The fast-casual chain’s latest Chapter 11 filing reveals ongoing funding drama for the long-struggling chain.
cosi chicago
Photograph courtesy of Cosi

The 2018 death of the principal of its majority shareholder plunged fast-casual chain Cosi into financial and strategic uncertainty.

That’s according to Chapter 11 documents filed Monday as part of the beleaguered soup and salad brand’s second bankruptcy filing since 2016.

“Following that passing, the company continued to struggle operationally, the former majority shareholder (whose principal had passed) did not make further fundings, and all outside funding for the company was provided by an entity that was affiliated with the other shareholders of Cosi,” Vicki Baue, Cosi’s vice president and general counsel wrote in the filing.
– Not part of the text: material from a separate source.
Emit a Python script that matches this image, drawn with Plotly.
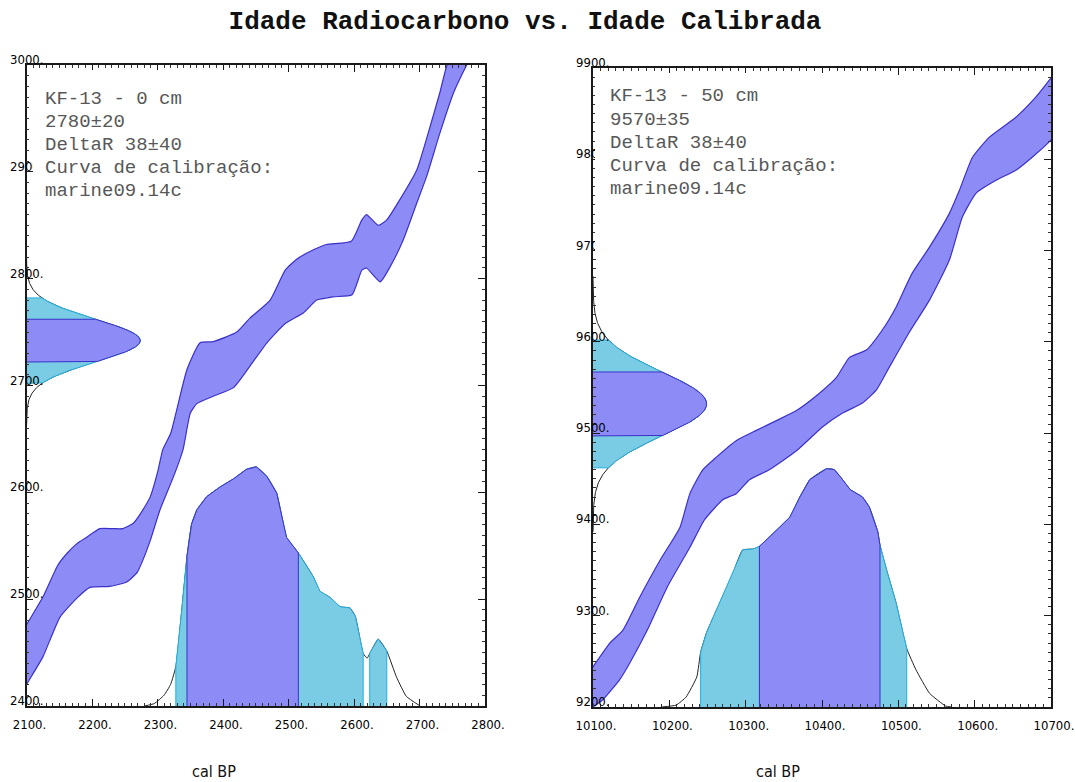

The Boston-based chain, which owes $30.7 million in secured debt, put itself up for sale two months ago and shuttered 30 units in December. It is also pivoting its focus to its catering program as part of a restructuring effort.

In 2016, Cosi filed for bankruptcy. The following year, AB Value Management and Milfam LLC bought the chain. The death of Lloyd Miller III, Milfam’s principal, early in 2018 caused Milfam to “extricate itself from its investment in Cosi,” according to the filing.

The massive funding cut forced the chain to reduce its costs of goods and labor, Baue wrote, also contributing to a “deteriorating in the in-store customer traffic trends in Cosi restaurants” due to shrinking menu offerings and reduced staffing.

In 2010, Cosi had 142 restaurants with $106.6 million in net sales. The dwindling chain currently has 13 units and three catering commissaries generating about $20 million in annualized net sales, according to the documents.

In seeking bankruptcy protection, the chain hopes to prevent a full shutdown of all operations and the firing of nearly 240 employees, Baue wrote.

“This is not, however a typical ‘Chapter 22’ case, in which a debtor attempts to accomplish the same objectives as in an initial Chapter 11 case,” she wrote. “The company’s old business model does not work any longer. The company is already seeing, however, that its new business model, revolving around its catering business, does work.”